WORK TO DO
Would you transcribe the listing that follows, character for character, and omit its images?
§ §
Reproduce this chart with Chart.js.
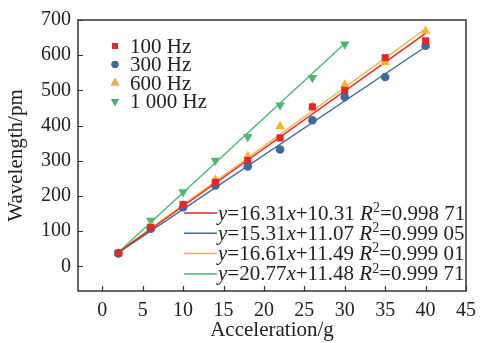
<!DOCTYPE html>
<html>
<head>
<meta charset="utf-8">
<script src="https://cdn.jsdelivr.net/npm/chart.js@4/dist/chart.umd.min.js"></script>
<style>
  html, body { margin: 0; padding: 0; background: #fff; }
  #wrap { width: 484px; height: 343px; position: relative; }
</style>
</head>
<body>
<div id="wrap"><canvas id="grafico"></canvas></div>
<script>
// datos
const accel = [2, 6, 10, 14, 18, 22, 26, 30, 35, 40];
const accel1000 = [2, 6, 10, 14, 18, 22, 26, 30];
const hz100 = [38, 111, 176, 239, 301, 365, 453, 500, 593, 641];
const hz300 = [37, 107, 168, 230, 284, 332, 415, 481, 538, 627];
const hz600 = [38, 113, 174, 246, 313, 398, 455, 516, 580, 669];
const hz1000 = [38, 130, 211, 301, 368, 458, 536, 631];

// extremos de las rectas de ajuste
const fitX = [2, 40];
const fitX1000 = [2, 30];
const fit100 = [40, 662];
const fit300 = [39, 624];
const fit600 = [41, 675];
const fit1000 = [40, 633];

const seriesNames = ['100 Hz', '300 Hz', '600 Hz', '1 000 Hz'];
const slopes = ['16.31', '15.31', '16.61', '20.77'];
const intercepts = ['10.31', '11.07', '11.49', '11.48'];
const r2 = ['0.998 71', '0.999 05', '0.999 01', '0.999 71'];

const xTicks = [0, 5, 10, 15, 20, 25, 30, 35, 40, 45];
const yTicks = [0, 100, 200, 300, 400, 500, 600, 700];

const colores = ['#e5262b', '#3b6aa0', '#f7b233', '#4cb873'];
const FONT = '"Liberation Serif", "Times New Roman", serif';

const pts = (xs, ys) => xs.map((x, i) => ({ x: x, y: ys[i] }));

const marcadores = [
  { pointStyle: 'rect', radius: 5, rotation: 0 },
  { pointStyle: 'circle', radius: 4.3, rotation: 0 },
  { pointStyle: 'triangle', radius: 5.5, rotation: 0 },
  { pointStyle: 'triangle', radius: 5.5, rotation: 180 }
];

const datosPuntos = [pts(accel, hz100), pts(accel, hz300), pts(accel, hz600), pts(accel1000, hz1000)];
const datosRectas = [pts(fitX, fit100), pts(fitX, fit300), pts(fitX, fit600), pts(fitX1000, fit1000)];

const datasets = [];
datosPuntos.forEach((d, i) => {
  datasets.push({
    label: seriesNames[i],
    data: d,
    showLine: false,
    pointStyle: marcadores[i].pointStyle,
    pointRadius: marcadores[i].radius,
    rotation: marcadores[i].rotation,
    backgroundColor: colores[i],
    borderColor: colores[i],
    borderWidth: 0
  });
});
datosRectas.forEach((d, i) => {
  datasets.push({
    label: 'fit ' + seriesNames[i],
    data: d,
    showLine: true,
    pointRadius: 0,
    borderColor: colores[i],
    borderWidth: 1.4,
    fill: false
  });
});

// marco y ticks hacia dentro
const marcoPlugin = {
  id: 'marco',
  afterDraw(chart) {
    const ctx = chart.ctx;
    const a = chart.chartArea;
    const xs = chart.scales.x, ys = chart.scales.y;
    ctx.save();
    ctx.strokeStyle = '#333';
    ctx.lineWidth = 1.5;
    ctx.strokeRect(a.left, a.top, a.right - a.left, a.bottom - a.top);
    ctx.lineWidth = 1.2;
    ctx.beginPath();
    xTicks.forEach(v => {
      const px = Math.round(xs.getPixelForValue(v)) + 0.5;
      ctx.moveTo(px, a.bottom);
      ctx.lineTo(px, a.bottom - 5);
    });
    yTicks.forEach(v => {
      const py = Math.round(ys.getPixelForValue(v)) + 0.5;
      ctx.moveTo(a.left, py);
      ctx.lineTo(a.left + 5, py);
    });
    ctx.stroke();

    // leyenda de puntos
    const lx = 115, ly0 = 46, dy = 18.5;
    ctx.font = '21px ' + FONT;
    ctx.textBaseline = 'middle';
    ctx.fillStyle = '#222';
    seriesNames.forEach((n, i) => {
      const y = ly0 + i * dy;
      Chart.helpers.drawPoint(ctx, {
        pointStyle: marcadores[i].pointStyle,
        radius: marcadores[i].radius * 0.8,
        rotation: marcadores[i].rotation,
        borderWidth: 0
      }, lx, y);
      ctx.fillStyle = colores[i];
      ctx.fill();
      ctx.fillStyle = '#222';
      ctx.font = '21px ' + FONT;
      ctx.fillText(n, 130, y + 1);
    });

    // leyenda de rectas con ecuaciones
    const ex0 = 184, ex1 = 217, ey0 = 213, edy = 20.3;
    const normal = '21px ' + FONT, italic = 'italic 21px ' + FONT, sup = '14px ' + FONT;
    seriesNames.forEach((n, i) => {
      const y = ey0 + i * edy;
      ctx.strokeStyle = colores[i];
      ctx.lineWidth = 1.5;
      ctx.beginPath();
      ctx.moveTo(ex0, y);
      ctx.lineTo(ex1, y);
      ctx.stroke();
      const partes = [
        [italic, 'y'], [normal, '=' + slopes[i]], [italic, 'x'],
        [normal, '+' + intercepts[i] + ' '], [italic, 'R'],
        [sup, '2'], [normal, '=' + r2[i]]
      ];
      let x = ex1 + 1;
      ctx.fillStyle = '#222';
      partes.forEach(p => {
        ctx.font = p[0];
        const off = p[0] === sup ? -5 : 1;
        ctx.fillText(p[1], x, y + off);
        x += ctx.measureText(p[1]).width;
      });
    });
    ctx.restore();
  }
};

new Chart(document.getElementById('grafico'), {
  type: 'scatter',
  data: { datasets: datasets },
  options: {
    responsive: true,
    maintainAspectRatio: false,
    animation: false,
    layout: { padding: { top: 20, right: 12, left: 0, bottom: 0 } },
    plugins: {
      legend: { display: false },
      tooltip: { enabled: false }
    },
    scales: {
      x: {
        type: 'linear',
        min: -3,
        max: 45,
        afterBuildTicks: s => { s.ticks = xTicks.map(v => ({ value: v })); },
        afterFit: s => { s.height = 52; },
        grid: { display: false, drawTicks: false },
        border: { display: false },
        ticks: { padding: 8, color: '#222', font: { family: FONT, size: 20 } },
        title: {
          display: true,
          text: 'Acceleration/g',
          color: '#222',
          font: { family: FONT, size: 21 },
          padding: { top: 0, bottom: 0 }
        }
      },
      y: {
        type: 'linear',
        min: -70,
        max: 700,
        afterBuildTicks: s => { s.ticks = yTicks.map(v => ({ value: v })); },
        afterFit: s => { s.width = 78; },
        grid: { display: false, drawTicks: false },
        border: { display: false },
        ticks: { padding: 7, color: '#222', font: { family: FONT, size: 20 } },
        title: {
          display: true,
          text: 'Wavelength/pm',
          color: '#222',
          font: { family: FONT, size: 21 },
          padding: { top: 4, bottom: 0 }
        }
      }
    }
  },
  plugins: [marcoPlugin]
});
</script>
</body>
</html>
§ §
RESULT FOR THIS TASK
Reproduce this chart with Chart.js.
<!DOCTYPE html>
<html>
<head>
<meta charset="utf-8">
<script src="https://cdn.jsdelivr.net/npm/chart.js@4/dist/chart.umd.min.js"></script>
<style>
  html, body { margin: 0; padding: 0; background: #fff; }
  #wrap { width: 484px; height: 343px; position: relative; }
</style>
</head>
<body>
<div id="wrap"><canvas id="grafico"></canvas></div>
<script>
// datos
const accel = [2, 6, 10, 14, 18, 22, 26, 30, 35, 40];
const accel1000 = [2, 6, 10, 14, 18, 22, 26, 30];
const hz100 = [38, 111, 176, 239, 301, 365, 453, 500, 593, 641];
const hz300 = [37, 107, 168, 230, 284, 332, 415, 481, 538, 627];
const hz600 = [38, 113, 174, 246, 313, 398, 455, 516, 580, 669];
const hz1000 = [38, 130, 211, 301, 368, 458, 536, 631];

// extremos de las rectas de ajuste
const fitX = [2, 40];
const fitX1000 = [2, 30];
const fit100 = [40, 662];
const fit300 = [39, 624];
const fit600 = [41, 675];
const fit1000 = [40, 633];

const seriesNames = ['100 Hz', '300 Hz', '600 Hz', '1 000 Hz'];
const slopes = ['16.31', '15.31', '16.61', '20.77'];
const intercepts = ['10.31', '11.07', '11.49', '11.48'];
const r2 = ['0.998 71', '0.999 05', '0.999 01', '0.999 71'];

const xTicks = [0, 5, 10, 15, 20, 25, 30, 35, 40, 45];
const yTicks = [0, 100, 200, 300, 400, 500, 600, 700];

const colores = ['#e5262b', '#3b6aa0', '#f7b233', '#4cb873'];
const FONT = '"Liberation Serif", "Times New Roman", serif';

const pts = (xs, ys) => xs.map((x, i) => ({ x: x, y: ys[i] }));

const marcadores = [
  { pointStyle: 'rect', radius: 5, rotation: 0 },
  { pointStyle: 'circle', radius: 4.3, rotation: 0 },
  { pointStyle: 'triangle', radius: 5.5, rotation: 0 },
  { pointStyle: 'triangle', radius: 5.5, rotation: 180 }
];

const datosPuntos = [pts(accel, hz100), pts(accel, hz300), pts(accel, hz600), pts(accel1000, hz1000)];
const datosRectas = [pts(fitX, fit100), pts(fitX, fit300), pts(fitX, fit600), pts(fitX1000, fit1000)];

const datasets = [];
datosPuntos.forEach((d, i) => {
  datasets.push({
    label: seriesNames[i],
    data: d,
    showLine: false,
    pointStyle: marcadores[i].pointStyle,
    pointRadius: marcadores[i].radius,
    rotation: marcadores[i].rotation,
    backgroundColor: colores[i],
    borderColor: colores[i],
    borderWidth: 0
  });
});
datosRectas.forEach((d, i) => {
  datasets.push({
    label: 'fit ' + seriesNames[i],
    data: d,
    showLine: true,
    pointRadius: 0,
    borderColor: colores[i],
    borderWidth: 1.4,
    fill: false
  });
});

// marco y ticks hacia dentro
const marcoPlugin = {
  id: 'marco',
  afterDraw(chart) {
    const ctx = chart.ctx;
    const a = chart.chartArea;
    const xs = chart.scales.x, ys = chart.scales.y;
    ctx.save();
    ctx.strokeStyle = '#333';
    ctx.lineWidth = 1.5;
    ctx.strokeRect(a.left, a.top, a.right - a.left, a.bottom - a.top);
    ctx.lineWidth = 1.2;
    ctx.beginPath();
    xTicks.forEach(v => {
      const px = Math.round(xs.getPixelForValue(v)) + 0.5;
      ctx.moveTo(px, a.bottom);
      ctx.lineTo(px, a.bottom - 5);
    });
    yTicks.forEach(v => {
      const py = Math.round(ys.getPixelForValue(v)) + 0.5;
      ctx.moveTo(a.left, py);
      ctx.lineTo(a.left + 5, py);
    });
    ctx.stroke();

    // leyenda de puntos
    const lx = 115, ly0 = 46, dy = 18.5;
    ctx.font = '21px ' + FONT;
    ctx.textBaseline = 'middle';
    ctx.fillStyle = '#222';
    seriesNames.forEach((n, i) => {
      const y = ly0 + i * dy;
      Chart.helpers.drawPoint(ctx, {
        pointStyle: marcadores[i].pointStyle,
        radius: marcadores[i].radius * 0.8,
        rotation: marcadores[i].rotation,
        borderWidth: 0
      }, lx, y);
      ctx.fillStyle = colores[i];
      ctx.fill();
      ctx.fillStyle = '#222';
      ctx.font = '21px ' + FONT;
      ctx.fillText(n, 130, y + 1);
    });

    // leyenda de rectas con ecuaciones
    const ex0 = 184, ex1 = 217, ey0 = 213, edy = 20.3;
    const normal = '21px ' + FONT, italic = 'italic 21px ' + FONT, sup = '14px ' + FONT;
    seriesNames.forEach((n, i) => {
      const y = ey0 + i * edy;
      ctx.strokeStyle = colores[i];
      ctx.lineWidth = 1.5;
      ctx.beginPath();
      ctx.moveTo(ex0, y);
      ctx.lineTo(ex1, y);
      ctx.stroke();
      const partes = [
        [italic, 'y'], [normal, '=' + slopes[i]], [italic, 'x'],
        [normal, '+' + intercepts[i] + ' '], [italic, 'R'],
        [sup, '2'], [normal, '=' + r2[i]]
      ];
      let x = ex1 + 1;
      ctx.fillStyle = '#222';
      partes.forEach(p => {
        ctx.font = p[0];
        const off = p[0] === sup ? -5 : 1;
        ctx.fillText(p[1], x, y + off);
        x += ctx.measureText(p[1]).width;
      });
    });
    ctx.restore();
  }
};

new Chart(document.getElementById('grafico'), {
  type: 'scatter',
  data: { datasets: datasets },
  options: {
    responsive: true,
    maintainAspectRatio: false,
    animation: false,
    layout: { padding: { top: 20, right: 12, left: 0, bottom: 0 } },
    plugins: {
      legend: { display: false },
      tooltip: { enabled: false }
    },
    scales: {
      x: {
        type: 'linear',
        min: -3,
        max: 45,
        afterBuildTicks: s => { s.ticks = xTicks.map(v => ({ value: v })); },
        afterFit: s => { s.height = 52; },
        grid: { display: false, drawTicks: false },
        border: { display: false },
        ticks: { padding: 8, color: '#222', font: { family: FONT, size: 20 } },
        title: {
          display: true,
          text: 'Acceleration/g',
          color: '#222',
          font: { family: FONT, size: 21 },
          padding: { top: 0, bottom: 0 }
        }
      },
      y: {
        type: 'linear',
        min: -70,
        max: 700,
        afterBuildTicks: s => { s.ticks = yTicks.map(v => ({ value: v })); },
        afterFit: s => { s.width = 78; },
        grid: { display: false, drawTicks: false },
        border: { display: false },
        ticks: { padding: 7, color: '#222', font: { family: FONT, size: 20 } },
        title: {
          display: true,
          text: 'Wavelength/pm',
          color: '#222',
          font: { family: FONT, size: 21 },
          padding: { top: 4, bottom: 0 }
        }
      }
    }
  },
  plugins: [marcoPlugin]
});
</script>
</body>
</html>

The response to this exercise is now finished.